##### SOURCE MATERIAL #####

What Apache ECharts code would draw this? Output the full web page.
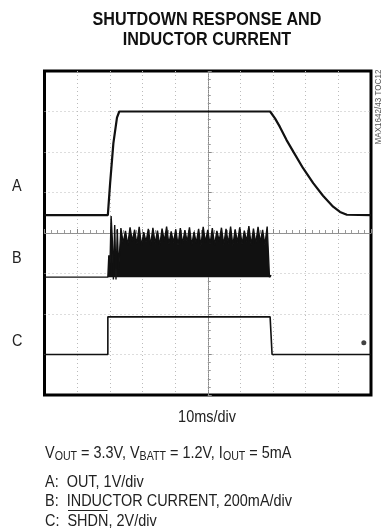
<!DOCTYPE html>
<html>
<head>
<meta charset="utf-8">
<script src="https://cdn.jsdelivr.net/npm/echarts@6/dist/echarts.min.js"></script>
<style>
html,body{margin:0;padding:0;background:#fff;}
#chart{width:386px;height:531px;}
</style>
</head>
<body>
<div id="chart"></div>
<script>
// ---- data (time in ms, 10 ms/div, centred; level in divisions from screen centre) ----
const titleLines = ['SHUTDOWN RESPONSE AND', 'INDUCTOR CURRENT'];
const traceLabels = ['A', 'B', 'C'];
const xAxisLabel = '10ms/div';
const partNumber = 'MAX1642/43 TOC12';

const timeA = [-50, -30.6, -29.9, -28.9, -27.8, -27.1, 19.1, 20.6, 22.1, 24.1, 26.2, 29.2, 32.3, 35.3, 38.4, 40.5, 42.6, 50];
const traceA = [0.44, 0.44, 1.23, 2.22, 2.85, 3.0, 3.0, 2.83, 2.62, 2.3, 2.01, 1.6, 1.23, 0.92, 0.65, 0.52, 0.45, 0.44];

const timeB = [-50, -30.6, -30.3, -30.0, -29.6, -29.2, -28.9, -28.5, -28.1, -27.7, -27.3,
  -26.6, -25.9, -25.2, -24.5, -23.8, -23.1, -22.4, -21.7, -21.0, -20.3, -19.6, -18.9, -18.2, -17.5, -16.8, -16.1,
  -15.4, -14.7, -14.0, -13.3, -12.6, -11.9, -11.2, -10.5, -9.8, -9.1, -8.4, -7.7, -7.0, -6.3, -5.6, -4.9,
  -4.2, -3.5, -2.8, -2.1, -1.4, -0.7, 0.0, 0.7, 1.4, 2.1, 2.8, 3.5, 4.2, 4.9, 5.6, 6.3, 7.0, 7.7,
  8.4, 9.1, 9.8, 10.5, 11.2, 11.9, 12.6, 13.3, 14.0, 14.7, 15.4, 16.1, 16.8, 17.5, 18.2, 18.9,
  19.4, 19.5, 50];
const traceB = [-1.09, -1.09, -0.55, -1.0, 0.42, -0.2, -1.15, 0.2, -1.15, 0.1, -0.9,
  0.12, -0.25, 0.05, -0.3, 0.14, -0.2, 0.08, -0.28, 0.15, -0.32, 0.02, -0.22, 0.1, -0.3, 0.13, -0.26,
  0.06, -0.31, 0.11, -0.2, 0.16, -0.28, 0.04, -0.24, 0.09, -0.3, 0.12, -0.27, 0.07, -0.22, 0.14, -0.3,
  0.03, -0.25, 0.1, -0.32, 0.15, -0.23, 0.08, -0.28, 0.12, -0.3, 0.05, -0.2, 0.13, -0.29, 0.1, -0.26,
  0.16, -0.31, 0.09, -0.24, 0.14, -0.28, 0.06, -0.21, 0.17, -0.3, 0.11, -0.27, 0.15, -0.23, 0.08, -0.29,
  0.16, -1.09, -1.04];

const timeC = [-50, -30.6, -30.6, 19.1, 19.7, 50];
const traceC = [-3.0, -3.0, -2.07, -2.07, -3.0, -3.0];

const markerPoint = [[47.8, -2.71]];

const zip = (xs, ys) => xs.map((x, i) => [x, ys[i]]);

const chart = echarts.init(document.getElementById('chart'), null, {renderer: 'canvas'});
const sans = "'Liberation Sans', Arial, sans-serif";
const SX = 0.85;

function txt(x, y, text, size, opts) {
  opts = opts || {};
  return {
    type: 'text', x: x, y: y, scaleX: opts.sx || SX, rotation: opts.rotation || 0,
    style: Object.assign({
      text: text, font: (opts.bold ? 'bold ' : '') + size + 'px ' + sans,
      fill: opts.fill || '#222', align: opts.align || 'left', verticalAlign: 'middle'
    }, opts.style || {})
  };
}

const splitStyle = {show: true, showMinLine: false, showMaxLine: false, lineStyle: {color: '#bbb', type: [1, 3], width: 1}};

const option = {
  animation: false,
  backgroundColor: '#fff',
  grid: {left: 44.5, top: 71, width: 326.5, height: 324, show: true, borderColor: '#000', borderWidth: 3, backgroundColor: 'transparent'},
  xAxis: {
    type: 'value', min: -50, max: 50, interval: 10,
    axisLine: {show: true, onZero: true, lineStyle: {color: '#888', width: 1, type: 'dotted'}},
    axisTick: {show: true, inside: true, length: 4, lineStyle: {color: '#888'}},
    minorTick: {show: true, splitNumber: 5, length: 3, lineStyle: {color: '#999'}},
    axisLabel: {show: false},
    splitLine: splitStyle
  },
  yAxis: {
    type: 'value', min: -4, max: 4, interval: 1,
    axisLine: {show: true, onZero: true, lineStyle: {color: '#888', width: 1, type: 'dotted'}},
    axisTick: {show: true, inside: true, length: 4, lineStyle: {color: '#888'}},
    minorTick: {show: true, splitNumber: 5, length: 3, lineStyle: {color: '#999'}},
    axisLabel: {show: false},
    splitLine: splitStyle
  },
  series: [
    {name: 'A', type: 'line', data: zip(timeA, traceA), showSymbol: false, lineStyle: {color: '#111', width: 2.2}, z: 3},
    {name: 'B', type: 'line', data: zip(timeB, traceB), showSymbol: false, lineStyle: {color: '#111', width: 1.4},
      areaStyle: {color: '#111', opacity: 1, origin: -1.09}, z: 3},
    {name: 'C', type: 'line', data: zip(timeC, traceC), showSymbol: false, lineStyle: {color: '#111', width: 1.6}, z: 3},
    {name: 'marker', type: 'scatter', data: markerPoint, symbolSize: 5, itemStyle: {color: '#111'}, z: 3}
  ],
  graphic: [
    txt(207, 20, titleLines[0], 19, {bold: true, align: 'center', fill: '#111'}),
    txt(207, 40, titleLines[1], 19, {bold: true, align: 'center', fill: '#111'}),
    txt(12, 186, traceLabels[0], 17),
    txt(12, 258, traceLabels[1], 17),
    txt(12, 341, traceLabels[2], 17),
    txt(378, 107, partNumber, 9.5, {rotation: Math.PI / 2, align: 'center', fill: '#555'}),
    txt(207, 417, xAxisLabel, 17, {align: 'center'}),
    txt(45, 453, '{n|V}{s|OUT}{n| = 3.3V, V}{s|BATT}{n| = 1.2V, I}{s|OUT}{n| = 5mA}', 17, {style: {
      rich: {
        n: {font: '17px ' + sans, fill: '#222', lineHeight: 20, verticalAlign: 'middle'},
        s: {font: '12.5px ' + sans, fill: '#222', lineHeight: 12, verticalAlign: 'bottom', padding: [6, 0, 0, 0]}
      }
    }}),
    txt(45, 482, 'A:  OUT, 1V/div', 17),
    txt(45, 501, 'B:  INDUCTOR CURRENT, 200mA/div', 17),
    txt(45, 521, 'C:  SHDN, 2V/div', 17),
    {type: 'line', shape: {x1: 68, y1: 510.5, x2: 107.5, y2: 510.5}, style: {stroke: '#222', lineWidth: 1}}
  ]
};
chart.setOption(option);
</script>
</body>
</html>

#####

*GOAL OF THE EXERCISE*. Write out the lines from the start of the material to the line with "const traceC = [-3.0, -3.0, -2.07, -2.07, -3.0, -3.0];", inclusive and exactly. Skip the pictures.

*WRITTEN ANSWER*.
What Apache ECharts code would draw this? Output the full web page.
<!DOCTYPE html>
<html>
<head>
<meta charset="utf-8">
<script src="https://cdn.jsdelivr.net/npm/echarts@6/dist/echarts.min.js"></script>
<style>
html,body{margin:0;padding:0;background:#fff;}
#chart{width:386px;height:531px;}
</style>
</head>
<body>
<div id="chart"></div>
<script>
// ---- data (time in ms, 10 ms/div, centred; level in divisions from screen centre) ----
const titleLines = ['SHUTDOWN RESPONSE AND', 'INDUCTOR CURRENT'];
const traceLabels = ['A', 'B', 'C'];
const xAxisLabel = '10ms/div';
const partNumber = 'MAX1642/43 TOC12';

const timeA = [-50, -30.6, -29.9, -28.9, -27.8, -27.1, 19.1, 20.6, 22.1, 24.1, 26.2, 29.2, 32.3, 35.3, 38.4, 40.5, 42.6, 50];
const traceA = [0.44, 0.44, 1.23, 2.22, 2.85, 3.0, 3.0, 2.83, 2.62, 2.3, 2.01, 1.6, 1.23, 0.92, 0.65, 0.52, 0.45, 0.44];

const timeB = [-50, -30.6, -30.3, -30.0, -29.6, -29.2, -28.9, -28.5, -28.1, -27.7, -27.3,
  -26.6, -25.9, -25.2, -24.5, -23.8, -23.1, -22.4, -21.7, -21.0, -20.3, -19.6, -18.9, -18.2, -17.5, -16.8, -16.1,
  -15.4, -14.7, -14.0, -13.3, -12.6, -11.9, -11.2, -10.5, -9.8, -9.1, -8.4, -7.7, -7.0, -6.3, -5.6, -4.9,
  -4.2, -3.5, -2.8, -2.1, -1.4, -0.7, 0.0, 0.7, 1.4, 2.1, 2.8, 3.5, 4.2, 4.9, 5.6, 6.3, 7.0, 7.7,
  8.4, 9.1, 9.8, 10.5, 11.2, 11.9, 12.6, 13.3, 14.0, 14.7, 15.4, 16.1, 16.8, 17.5, 18.2, 18.9,
  19.4, 19.5, 50];
const traceB = [-1.09, -1.09, -0.55, -1.0, 0.42, -0.2, -1.15, 0.2, -1.15, 0.1, -0.9,
  0.12, -0.25, 0.05, -0.3, 0.14, -0.2, 0.08, -0.28, 0.15, -0.32, 0.02, -0.22, 0.1, -0.3, 0.13, -0.26,
  0.06, -0.31, 0.11, -0.2, 0.16, -0.28, 0.04, -0.24, 0.09, -0.3, 0.12, -0.27, 0.07, -0.22, 0.14, -0.3,
  0.03, -0.25, 0.1, -0.32, 0.15, -0.23, 0.08, -0.28, 0.12, -0.3, 0.05, -0.2, 0.13, -0.29, 0.1, -0.26,
  0.16, -0.31, 0.09, -0.24, 0.14, -0.28, 0.06, -0.21, 0.17, -0.3, 0.11, -0.27, 0.15, -0.23, 0.08, -0.29,
  0.16, -1.09, -1.04];

const timeC = [-50, -30.6, -30.6, 19.1, 19.7, 50];
const traceC = [-3.0, -3.0, -2.07, -2.07, -3.0, -3.0];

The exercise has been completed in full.